Spotlight on our People – Nicola Housby-Skeggs
Many of you will have met Nicky, when you have attended our courses.
Nicky also led the collaboration between veterinary experts to produce the veterinary prompt. As our chairperson she oversees the strategy, governance and key financial decisions of BARTA.
Nicky is running for election to the BEVA council, if you are eligible we know she would appreciate your vote!
Here is a link to her: BEVA statement
What inspired you to get involved with BARTA?
I started my career in the Royal Army Veterinary Corps and the veterinary responder course was considered essential learning prior to starting any equine veterinary job. There are few courses that genuinely shift your understanding and approach to cases or situations; however, the veterinary responder course did this for me and has fundamentally influenced how I have approached emergencies throughout my career.

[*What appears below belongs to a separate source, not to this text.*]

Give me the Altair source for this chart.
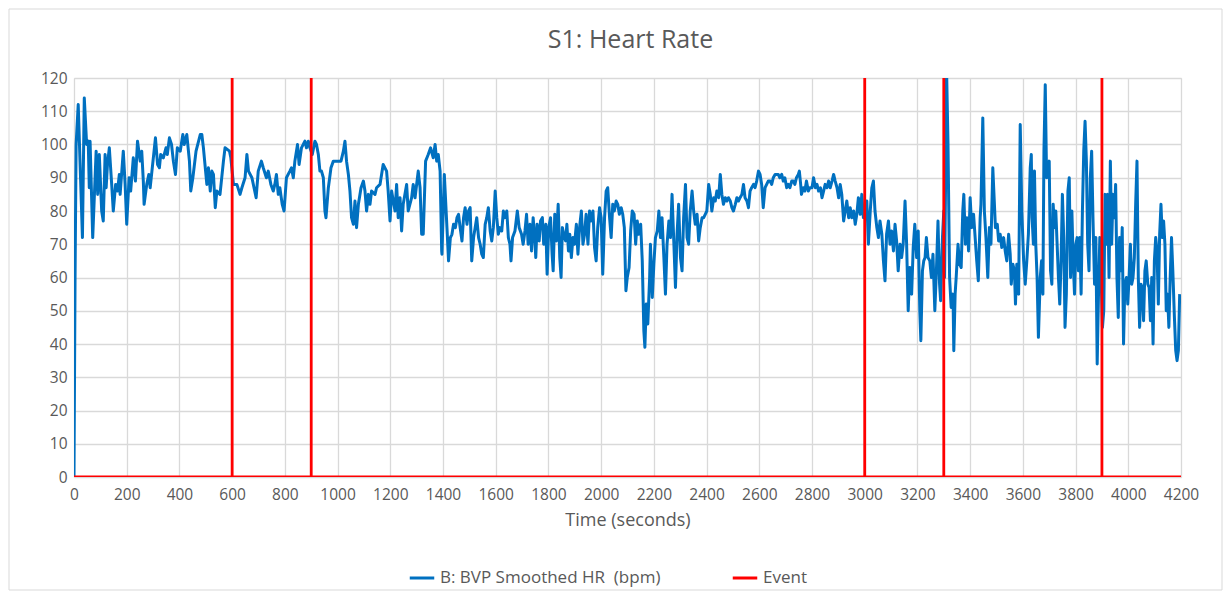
import altair as alt
import pandas as pd

FONT = "Open Sans, sans-serif"
HR_LABEL = "B: BVP Smoothed HR \u00a0(bpm)"
EV_LABEL = "Event"
TITLE = "S1: Heart Rate"

# Heart-rate series: (time in s, bpm)
seg_a = [(0, 0), (4, 60), (8, 100), (16, 112), (32, 72), (39, 114), (48, 100), (54, 101), (58, 87), (61, 101),
         (71, 72), (84, 98), (90, 85), (96, 97), (105, 80), (111, 77), (118, 97), (122, 87), (127, 94), (134, 99),
         (143, 88), (149, 80), (158, 88), (165, 86), (172, 91), (175, 85), (187, 98), (194, 88), (200, 76), (209, 90),
         (215, 86), (225, 96), (233, 89), (241, 101), (251, 95), (257, 98), (263, 89), (266, 82), (276, 88), (284, 91),
         (289, 87), (301, 96), (309, 102), (317, 94), (324, 93), (329, 97), (339, 96), (349, 99), (354, 97), (362, 102),
         (370, 100), (377, 95), (385, 91), (392, 99), (403, 98), (413, 103), (418, 100), (428, 103), (438, 95), (443, 86),
         (451, 90), (463, 98), (479, 103), (485, 103), (491, 99), (504, 88), (510, 93), (517, 86), (523, 92), (529, 91),
         (536, 81), (542, 86), (554, 85), (567, 95), (573, 99), (590, 98), (595, 96), (605, 88), (618, 88), (630, 85),
         (637, 87), (649, 90), (656, 97), (662, 92), (675, 90), (691, 84)]
seg_b = [(699, 92), (711, 95), (718, 93), (730, 90), (737, 92), (747, 88), (756, 86), (762, 88), (768, 91), (775, 85),
         (781, 87), (790, 82), (797, 80), (806, 90), (819, 92), (825, 93), (832, 90), (838, 95), (848, 100), (854, 94),
         (863, 99), (876, 101), (882, 99), (889, 101), (895, 99), (904, 97), (914, 101), (920, 100), (927, 97), (933, 92),
         (939, 92), (946, 90), (952, 80), (956, 78), (965, 87), (975, 93), (984, 95), (990, 95), (1003, 95), (1013, 95),
         (1022, 98), (1028, 101), (1034, 95), (1041, 91), (1047, 86), (1053, 78), (1060, 76), (1066, 83), (1072, 75),
         (1079, 82), (1089, 87), (1098, 89), (1104, 86), (1110, 80), (1117, 85), (1123, 82), (1129, 86), (1142, 85),
         (1148, 87), (1161, 88), (1173, 94), (1186, 92), (1192, 86), (1199, 77), (1205, 86), (1218, 80), (1224, 88),
         (1230, 78), (1237, 84), (1243, 74), (1249, 82), (1262, 88), (1268, 80), (1281, 84), (1287, 88), (1294, 84),
         (1306, 92), (1313, 87), (1319, 73), (1325, 73), (1334, 95), (1344, 97), (1353, 99), (1363, 96), (1370, 100),
         (1376, 95), (1382, 97), (1389, 92), (1395, 68)]
seg_c = [(1396, 67), (1405, 91), (1415, 75), (1421, 65), (1428, 72), (1434, 73), (1440, 76), (1447, 75), (1453, 78),
         (1459, 79), (1465, 75), (1472, 71), (1478, 78), (1484, 81), (1491, 76), (1497, 80), (1503, 81), (1509, 65),
         (1516, 72), (1522, 75), (1528, 78), (1535, 72), (1541, 70), (1547, 67), (1553, 66), (1560, 76), (1566, 78),
         (1572, 81), (1579, 74), (1585, 71), (1591, 75), (1598, 86), (1604, 78), (1610, 73), (1616, 75), (1623, 74),
         (1629, 80), (1635, 78), (1642, 80), (1648, 72), (1654, 70), (1658, 65), (1664, 72), (1673, 74), (1682, 80),
         (1689, 75), (1698, 73), (1704, 70), (1711, 74), (1717, 79), (1723, 70), (1730, 76), (1736, 68), (1742, 78),
         (1748, 72), (1752, 66), (1757, 76), (1765, 71), (1770, 77), (1777, 78), (1782, 70), (1790, 76), (1795, 61),
         (1801, 75), (1808, 78), (1814, 67), (1818, 62), (1824, 79), (1830, 71), (1837, 82), (1843, 66), (1848, 60),
         (1853, 75), (1858, 73), (1865, 71), (1870, 76), (1876, 68), (1881, 73), (1887, 66), (1893, 72), (1899, 70),
         (1906, 76), (1912, 67), (1918, 75), (1925, 80), (1931, 70), (1937, 73), (1943, 79), (1950, 70), (1956, 80),
         (1962, 77), (1969, 80), (1975, 69), (1981, 65), (1987, 75), (1994, 81), (2000, 78), (2006, 61), (2013, 78),
         (2019, 86), (2025, 87), (2032, 78), (2038, 72), (2044, 82), (2050, 80), (2057, 83), (2063, 82), (2069, 79),
         (2076, 81), (2082, 79), (2088, 75), (2094, 56), (2099, 60)]
seg_d = [(2106, 63), (2112, 74), (2118, 80), (2125, 79), (2131, 70), (2137, 77), (2143, 73), (2150, 76), (2156, 65),
         (2162, 44), (2166, 39), (2171, 52), (2177, 46), (2184, 60), (2187, 70), (2194, 54), (2200, 64), (2206, 72),
         (2213, 74), (2219, 80), (2225, 72), (2231, 78), (2238, 66), (2244, 55), (2250, 70), (2257, 77), (2263, 72),
         (2269, 85), (2276, 70), (2282, 57), (2288, 73), (2294, 82), (2301, 66), (2307, 62), (2313, 78), (2320, 88),
         (2326, 72), (2332, 70), (2338, 80), (2345, 86), (2351, 80), (2357, 76), (2364, 79), (2370, 71), (2376, 75),
         (2383, 78), (2389, 78), (2395, 79), (2401, 80), (2408, 88), (2414, 85), (2420, 80), (2427, 84), (2433, 83),
         (2439, 86), (2446, 84), (2452, 91), (2458, 85), (2464, 82), (2471, 84), (2477, 83), (2483, 84), (2490, 83),
         (2496, 81), (2502, 80), (2509, 82), (2515, 84), (2521, 83), (2527, 84), (2534, 85), (2540, 88), (2546, 84),
         (2553, 83), (2559, 81), (2565, 86), (2571, 87), (2578, 88), (2584, 87), (2590, 89), (2597, 92), (2603, 91),
         (2609, 88), (2615, 81), (2622, 87), (2628, 88), (2634, 89), (2641, 89), (2647, 88), (2653, 90), (2660, 91),
         (2666, 91), (2672, 91), (2678, 90), (2685, 91), (2691, 89), (2697, 90), (2704, 87), (2710, 88), (2716, 87),
         (2723, 89), (2729, 89), (2735, 88), (2741, 90), (2748, 91), (2752, 92), (2757, 88), (2760, 85), (2767, 87),
         (2773, 86), (2779, 89), (2786, 86), (2792, 87)]
seg_e = [(2800, 87), (2806, 90), (2813, 87), (2819, 88), (2825, 86), (2832, 87), (2838, 84), (2844, 86), (2850, 88),
         (2857, 87), (2863, 89), (2869, 87), (2876, 89), (2882, 91), (2888, 89), (2895, 87), (2901, 84), (2907, 88),
         (2913, 85), (2920, 77), (2926, 80), (2932, 83), (2939, 78), (2945, 81), (2951, 78), (2958, 80), (2964, 76),
         (2970, 79), (2976, 84), (2983, 79), (2989, 85), (2995, 78), (3002, 80), (3008, 83), (3014, 70), (3021, 80),
         (3027, 87), (3033, 89), (3039, 80), (3046, 75), (3052, 72), (3058, 77), (3065, 73), (3071, 65), (3077, 59),
         (3083, 73), (3090, 77), (3096, 70), (3102, 74), (3109, 68), (3115, 76), (3121, 71), (3127, 62), (3134, 70),
         (3140, 66), (3146, 70), (3153, 83), (3159, 70), (3165, 50), (3171, 63), (3178, 55), (3184, 69), (3190, 76),
         (3197, 66), (3203, 74), (3209, 50), (3213, 41), (3219, 62), (3224, 65), (3229, 66), (3234, 72), (3240, 66),
         (3247, 65), (3253, 60), (3259, 67), (3266, 50), (3272, 62), (3278, 77), (3284, 58), (3288, 53), (3295, 72),
         (3300, 80), (3303, 60), (3307, 90), (3310, 125), (3316, 100), (3322, 60), (3328, 51), (3335, 55), (3338, 38),
         (3343, 55), (3347, 60), (3354, 70), (3360, 64), (3366, 63), (3372, 80), (3376, 85), (3382, 70), (3388, 78),
         (3394, 68), (3400, 84), (3406, 75), (3413, 79), (3419, 72), (3425, 65), (3431, 59), (3438, 78), (3441, 82),
         (3448, 108), (3454, 80), (3460, 72), (3467, 60), (3473, 75), (3479, 70), (3486, 93)]
seg_f = [(3496, 75), (3503, 76), (3508, 71), (3514, 73), (3520, 69), (3527, 72), (3533, 68), (3539, 65), (3546, 73),
         (3552, 67), (3556, 58), (3562, 64), (3568, 62), (3572, 52), (3577, 64), (3584, 55), (3590, 106), (3596, 80),
         (3603, 65), (3609, 58), (3615, 65), (3621, 73), (3628, 93), (3632, 97), (3635, 78), (3640, 70), (3644, 92),
         (3649, 70), (3654, 60), (3659, 42), (3666, 60), (3671, 65), (3676, 55), (3680, 98), (3685, 118), (3690, 90),
         (3695, 92), (3700, 95), (3705, 62), (3710, 58), (3715, 82), (3720, 75), (3725, 80), (3730, 70), (3735, 60),
         (3740, 52), (3745, 65), (3750, 85), (3755, 72), (3760, 45), (3765, 55), (3771, 86), (3776, 90), (3781, 60),
         (3786, 80), (3791, 65), (3796, 55), (3801, 70), (3806, 72), (3811, 62), (3816, 72), (3821, 55), (3826, 80),
         (3831, 98), (3836, 107), (3841, 95), (3846, 70), (3851, 62), (3856, 90), (3861, 98), (3866, 78), (3872, 58),
         (3877, 72), (3882, 34), (3887, 55), (3892, 72), (3897, 60), (3902, 45), (3907, 50), (3912, 85), (3917, 70),
         (3922, 85), (3927, 60), (3932, 95), (3937, 70), (3942, 85), (3947, 78), (3952, 88), (3957, 60), (3962, 48),
         (3967, 72), (3972, 62), (3977, 75), (3982, 40), (3987, 58), (3993, 60), (3998, 52), (4003, 60), (4008, 70),
         (4013, 58), (4018, 60), (4023, 66), (4028, 82), (4033, 95), (4038, 60), (4043, 45), (4048, 58), (4053, 57),
         (4058, 47), (4063, 62), (4068, 65), (4074, 58), (4079, 57), (4084, 47), (4089, 60), (4094, 40), (4099, 65),
         (4104, 72), (4109, 68), (4114, 52), (4119, 73), (4124, 82), (4129, 72), (4134, 77), (4139, 70), (4144, 50),
         (4149, 55), (4154, 45), (4159, 60), (4164, 72), (4169, 62), (4175, 48), (4180, 38), (4185, 35), (4190, 38),
         (4195, 55)]

events = [600, 900, 3000, 3300, 3900]
event_high = 120
x_end = 4200
x_ticks = list(range(0, 4201, 200))
y_ticks = list(range(0, 121, 10))

hr_points = seg_a + seg_b + seg_c + seg_d + seg_e + seg_f
hr_df = pd.DataFrame({
    "t": [p[0] for p in hr_points],
    "v": [p[1] for p in hr_points],
    "series": HR_LABEL,
    "i": list(range(len(hr_points))),
})

ev_pts = [(0, 0)]
for e in events:
    ev_pts += [(e, 0), (e, event_high), (e, 0)]
ev_pts.append((x_end, 0))
ev_df = pd.DataFrame({
    "t": [p[0] for p in ev_pts],
    "v": [p[1] for p in ev_pts],
    "series": EV_LABEL,
    "i": list(range(len(ev_pts))),
})

W, H = 1107, 399
GREY = "#595959"

color = alt.Color(
    "series:N",
    scale=alt.Scale(domain=[HR_LABEL, EV_LABEL], range=["#0070C0", "#FF0000"]),
    legend=alt.Legend(
        title=None, orient="none", legendX=334, legendY=486, direction="horizontal",
        symbolType="stroke", symbolStrokeWidth=3, symbolSize=600,
        labelFontSize=17, labelColor=GREY, labelFont=FONT, labelLimit=400,
        columnPadding=65,
    ),
)

x_enc = alt.X(
    "t:Q",
    scale=alt.Scale(domain=[0, x_end], nice=False, zero=False),
    axis=alt.Axis(values=x_ticks, title="Time (seconds)", format="d", ticks=False, domain=False,
                  labelPadding=10, labelFontSize=15.5, labelColor=GREY, labelFont=FONT,
                  titleFontSize=18, titleColor=GREY, titleFont=FONT, titleFontWeight="normal",
                  titlePadding=9, gridColor="#D9D9D9", gridWidth=1.3, labelFlush=False),
)
y_enc = alt.Y(
    "v:Q",
    scale=alt.Scale(domain=[0, event_high], nice=False),
    axis=alt.Axis(values=y_ticks, title=None, ticks=False, domain=False, labelPadding=7,
                  labelFontSize=15.5, labelColor=GREY, labelFont=FONT,
                  gridColor="#D9D9D9", gridWidth=1.3),
)

hr_line = alt.Chart(hr_df).mark_line(clip=True, strokeWidth=3, strokeJoin="round").encode(
    x=x_enc, y=y_enc, color=color, order="i:Q"
)
ev_line = alt.Chart(ev_df).mark_line(clip=True, strokeWidth=2.8).encode(
    x=x_enc, y=y_enc, color=color, order="i:Q"
)

frame = alt.Chart(pd.DataFrame({"k": [0]})).mark_rect(
    fillOpacity=0, stroke="#D9D9D9", strokeWidth=1
).encode(x=alt.value(-65), x2=alt.value(1148), y=alt.value(-69), y2=alt.value(512))

title = alt.Chart(pd.DataFrame({"label": [TITLE]})).mark_text(
    font=FONT, fontSize=25, color=GREY, align="center", baseline="middle"
).encode(text="label:N", x=alt.value(W / 2 + 3), y=alt.value(-38))

chart = alt.layer(hr_line, ev_line, frame, title).properties(
    width=W, height=H,
    autosize=alt.AutoSizeParams(type="none"),
    padding={"left": 66, "top": 70, "right": 42, "bottom": 114},
).configure_view(stroke=None).configure(background="white")

chart.save("out.html", embed_options={"renderer": "svg", "actions": False})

The Army was already using many of the rescue techniques and the overall approach they used strongly aligned with the teaching. Throughout my time as an equine vet in the RAVC we ensured that all soldiers working with horses had first responder training in dealing with emergencies and entrapments and trained a select group to team leader level. This ensured that there was a consistent approach to all emergencies where every team member understood their role resulting in seamless communication and collaboration to ensure the most efficient casualty centred rescue no matter what the situation.
I now work for The Horse Trust (the umbrella charity that includes BARTA). I am the Chairperson for the BARTA board, a veterinary advisor and I teach on a number of courses.
What special interest do you have in dealing with Incidents Involving Animals/Disasters?
I see incidents involving animals as a niche element of “one health” it is when animals, humans and their environment are often in conflict with one-another. The rescue team must understand all three to find a way to resolve a situation with limited impact on the well-being of that triad.
Having been part of both dangerous, emotional, and stressful rescue situations as well as those that have run smoothly, I want to ensure that everyone involved has the right tools for the job. This includes technical veterinary and rescue skills along with the management skills such as communication, collaboration, and problem solving.
We don’t always get the outcome we want but that is easier to come to terms with when you know you did everything you could.
What would be your vision for the future?
I would love to see vets turning up at emergencies being as seamless as paramedics arriving at an incident and I would love to see all emergency responders trained to an appropriate level for their role. I believe we are getting closer to that goal every week!
I would also like to see us analysing each incident in a standardised way. Investigating human and system factors that are impacting rescues and implementing protocols based on these learnings.